Even these shots made it seem horrifying:
But you know how this show loves its angles, and it was finally revealed that the jump wasn’t so bad at all:
Kid stuff. A flower could do it!
- Jumping off a plane to be hand-fed prosciutto
Because cold cuts are hot and sexy. Especially when the woman you’re feeding them to goes on to spit them out into your hand!
This is so hot, I think we’re gonna need to slap this with a MA rating. Meat Advisory, I’m putting it out there. Explaining her need to reject the prosciutto, Brooke said, “It’s a little warm,” which Antonio found positively hysterical:
Hey, man, whatever floats your boat, be it sliced meat or…jokes about sliced meat. Or not even jokes: statements. Whatever. It’s your show.
- The dolphin trainer
Why the hell did she want everyone to kiss everything?
She kept saying, “smooch,” which: gross.
Really, what the hell? Is she so good at dolphin-training that she feels she’s been instilled with the self-confidence to take on people-training? They should have hula danced for her. Try taming flowers, lady! They’re wild! Wiiiild!
Oh, and P.S.:
Tully totally put the dolphin up to that.
- Christi’s espionage.
Speaking of being instilled with a sense of power, after Christi was pulled aside by Yvonne to help get rid of Tully, she’s acting like she’s ascended to the throne of Master Manipulator. Too bad she doesn’t get to wear the crown…
There’s only room for one of those…in the frame.
This poolside Operation: Topple Tully pow-wow included a hilarious exchange:
Christi: I don’t know, she says she’s here for Antonio 100 percent.
Yvonne: Oh, I’m sure she is.
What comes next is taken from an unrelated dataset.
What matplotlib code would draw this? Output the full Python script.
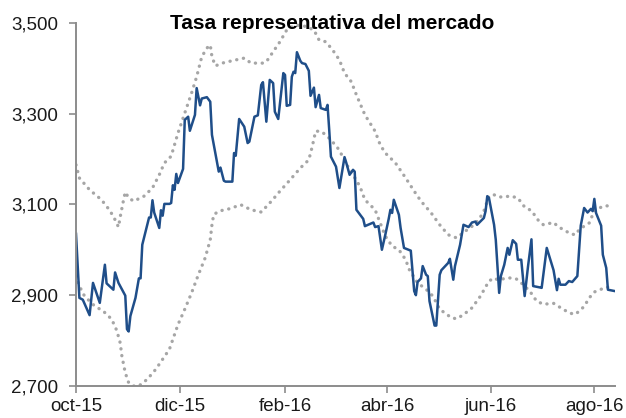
import matplotlib
matplotlib.use("Agg")
import matplotlib.pyplot as plt
import matplotlib.ticker as mticker
import pandas as pd

plt.rcParams['font.family'] = ['Liberation Sans', 'DejaVu Sans']

inicio = pd.Timestamp('2015-10-01')

# TRM (dias desde 1-oct-2015, valor)
dias_trm = [0, 2, 4, 8, 10, 14, 17, 18, 22, 23, 25, 29, 30, 31, 32, 35, 37, 38, 39, 43,
            44, 45, 46, 49, 50, 51, 52, 55, 56, 57, 58, 59, 60, 63, 64, 66, 67, 70, 71, 73,
            74, 77, 79, 80, 84, 85, 87, 88, 92, 93, 94, 96, 99, 101, 102, 105, 107, 109, 110, 112,
            114, 116, 117, 119, 122, 123, 124, 126, 127, 128, 129, 130, 132, 133, 135, 137, 138, 140, 141, 143,
            144, 147, 148, 149, 150, 153, 155, 158, 159, 161, 163, 164, 165, 169, 170, 175, 176, 178, 180, 182,
            184, 185, 186, 187, 190, 191, 193, 197, 199, 200, 201, 203, 204, 206, 207, 208, 211, 212, 214, 215,
            219, 220, 222, 223, 226, 228, 231, 233, 235, 236, 240, 241, 242, 243, 246, 247, 249, 250, 252, 254,
            255, 257, 259, 260, 262, 264, 266, 268, 269, 273, 274, 277, 281, 283, 284, 285, 288, 290, 292, 295,
            297, 299, 301, 303, 304, 305, 306, 309, 310, 312, 313, 317]
trm = [3035, 2894, 2890, 2856, 2927, 2883, 2967, 2926, 2912, 2950, 2927, 2899, 2825, 2820, 2854, 2894, 2937, 2937, 3011, 3071,
       3071, 3109, 3082, 3048, 3087, 3075, 3101, 3101, 3103, 3142, 3132, 3167, 3147, 3178, 3286, 3293, 3262, 3297, 3356, 3318,
       3333, 3336, 3326, 3253, 3172, 3181, 3152, 3150, 3150, 3213, 3207, 3288, 3271, 3235, 3238, 3293, 3296, 3363, 3369, 3282,
       3374, 3367, 3304, 3288, 3389, 3385, 3317, 3319, 3381, 3392, 3389, 3435, 3416, 3411, 3409, 3394, 3339, 3357, 3314, 3341,
       3312, 3308, 3319, 3264, 3205, 3183, 3136, 3204, 3192, 3165, 3176, 3172, 3088, 3068, 3052, 3060, 3050, 3052, 3000, 3033,
       3068, 3088, 3081, 3110, 3077, 3048, 3004, 2998, 2909, 2900, 2929, 2937, 2964, 2945, 2942, 2887, 2833, 2833, 2945, 2955,
       2971, 2980, 2934, 2964, 3011, 3055, 3050, 3060, 3062, 3055, 3070, 3085, 3118, 3114, 3055, 3022, 2905, 2942, 2967, 3004,
       2989, 3021, 3013, 2978, 2978, 2898, 2964, 3023, 2920, 2917, 2916, 3004, 2955, 2911, 2936, 2923, 2923, 2931, 2929, 2942,
       3053, 3092, 3082, 3090, 3085, 3112, 3081, 3053, 2989, 2960, 2912, 2909]

# banda superior
dias_sup = [0, 2, 8, 15, 20, 23, 25, 26, 28, 29, 31, 34, 40, 45, 49, 52, 56, 60, 64, 68,
            71, 74, 77, 79, 80, 82, 87, 94, 99, 103, 110, 112, 116, 120, 124, 129, 135, 140, 143, 147,
            151, 155, 158, 162, 165, 170, 176, 179, 182, 188, 194, 199, 203, 209, 214, 219, 224, 229, 232, 237,
            240, 243, 246, 249, 256, 260, 264, 268, 272, 275, 281, 284, 287, 291, 294, 296, 299, 302, 305, 308,
            311, 315]
banda_sup = [3187, 3158, 3132, 3110, 3086, 3066, 3050, 3072, 3110, 3127, 3114, 3107, 3118, 3136, 3165, 3191, 3206, 3257, 3301, 3345,
             3381, 3425, 3444, 3451, 3425, 3405, 3412, 3418, 3422, 3411, 3411, 3414, 3436, 3458, 3484, 3495, 3492, 3484, 3462, 3458,
             3440, 3418, 3389, 3370, 3341, 3297, 3261, 3231, 3213, 3191, 3158, 3129, 3107, 3081, 3055, 3033, 3026, 3041, 3048, 3066,
             3085, 3118, 3121, 3116, 3118, 3114, 3094, 3086, 3065, 3055, 3060, 3050, 3044, 3035, 3033, 3044, 3052, 3059, 3086, 3092,
             3097, 3096]

# banda inferior
dias_inf = [0, 2, 5, 11, 16, 21, 24, 26, 27, 29, 31, 34, 37, 42, 47, 51, 55, 56, 60, 64,
            68, 72, 76, 79, 80, 81, 84, 90, 97, 103, 109, 115, 120, 126, 132, 137, 139, 141, 144, 147,
            150, 154, 157, 160, 163, 167, 170, 176, 182, 186, 190, 194, 196, 201, 206, 210, 214, 221, 224, 228,
            233, 238, 243, 246, 248, 255, 259, 262, 267, 271, 275, 281, 284, 287, 291, 294, 296, 299, 302, 305,
            309, 312, 315]
banda_inf = [2942, 2920, 2898, 2876, 2865, 2847, 2822, 2795, 2766, 2729, 2707, 2700, 2700, 2715, 2737, 2759, 2781, 2792, 2835, 2869,
             2905, 2945, 2982, 3022, 3055, 3077, 3085, 3090, 3099, 3088, 3083, 3107, 3129, 3154, 3180, 3198, 3227, 3261, 3261, 3253,
             3242, 3224, 3205, 3183, 3165, 3140, 3110, 3088, 3030, 3008, 3000, 2978, 2957, 2927, 2913, 2898, 2869, 2850, 2848, 2857,
             2872, 2898, 2931, 2938, 2934, 2938, 2936, 2927, 2909, 2887, 2880, 2882, 2875, 2868, 2860, 2858, 2865, 2875, 2894, 2907,
             2913, 2918, 2916]

etiquetas_x = ['oct-15', 'dic-15', 'feb-16', 'abr-16', 'jun-16', 'ago-16']
fechas_x = ['2015-10-01', '2015-12-01', '2016-02-01', '2016-04-01', '2016-06-01', '2016-08-01']
ticks_y = [2700, 2900, 3100, 3300, 3500]


def a_fechas(dias):
    return inicio + pd.to_timedelta(dias, unit='D')


gris = '#a6a6a6'
azul = '#1f4e89'
eje = '#8c8c8c'

fig = plt.figure(figsize=(6.26, 4.18), dpi=100)
ax = fig.add_axes([0.1214, 0.0766, 0.8606, 0.8691])

punteado = dict(color=gris, linewidth=2.4, linestyle=(0, (0.05, 2.0)),
                dash_capstyle='round', solid_capstyle='round')
ax.plot(a_fechas(dias_sup), banda_sup, **punteado)
ax.plot(a_fechas(dias_inf), banda_inf, **punteado)
ax.plot(a_fechas(dias_trm), trm, color=azul, linewidth=1.8)

ax.set_ylim(2700, 3500)
ax.set_xlim(inicio, inicio + pd.Timedelta(days=317))
ax.set_yticks(ticks_y)
ax.yaxis.set_major_formatter(mticker.FuncFormatter(lambda v, p: f'{int(v):,}'))
ax.set_xticks(pd.to_datetime(fechas_x))
ax.set_xticklabels(etiquetas_x)

for s in ['top', 'right']:
    ax.spines[s].set_visible(False)
for s in ['left', 'bottom']:
    ax.spines[s].set_color(eje)
    ax.spines[s].set_linewidth(1.4)
ax.tick_params(axis='both', colors=eje, length=5, width=1.2, labelsize=13.5, labelcolor='#1a1a1a')
ax.tick_params(axis='y', pad=8)
ax.tick_params(axis='x', pad=4)

fig.text(0.53, 0.931, 'Tasa representativa del mercado', ha='center', va='baseline',
         fontsize=15, fontweight='bold')

fig.savefig('out.png', dpi=100)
But for why?
Christi then conceded that is the question. Indeed. “But for why,” is the central question of My Antonio, and most everything that’s on VH1 for that matter.
This led to some highly intimate snuggling…
…in which Christi got Tully to admit that she doesn’t work, and when she faces financial problems, she’s supported by her parents. Meanwhile, Tully’s interviewing, “Christi’s really nice!”
Pretty sneaky, sis.
- Jennifer’s burning out, not fading away.
After being admonished by Antonio for smoking at dinner, Jennifer told him, “Ooh, shut your face, I’m not smoking.” Ballsy. The broken-up rant that snowballed into a self-elimination, also included, “At this point right now, I don’t want to be with you because I don’t know anything about you,” “I don’t want to be the fourth or fifth person to kiss you,” referring to Tully as “homechick,” and saying “f***” in front of Yvonne, whose eyes grow wide enough to touch her neck and clutch her pearls (or lei, I guess, technically).
And while I love this reaction on a superficial level, something tells me that Yvonne has dropped an F-bomb or two in her day.
In the end, after threatening to do so about 5,000 times, Jennifer walked off.
“It’s frickin’ drainin’ mah soul,” she explained before shouting for somebody, anybody to get her a cigarette. Previously in the episode, she told Antonio, “I want to do something with a waterfall. Jump off a waterfall, be under a waterfall…somethin’.” Here’s hoping she doesn’t go chasing ‘em.
Anyway, Jennifer’s self-elimination sucks for us because she was bold enough to bring the drama. If she was capable of this display in Episode 4, who knows the levels of histrionics she could have brought by, say, Episode 8? Thankfully, someone has stepped to the plate in the drama department:
Just another day on the master-manipulator grind! But for why? Why, our entertainment, of course!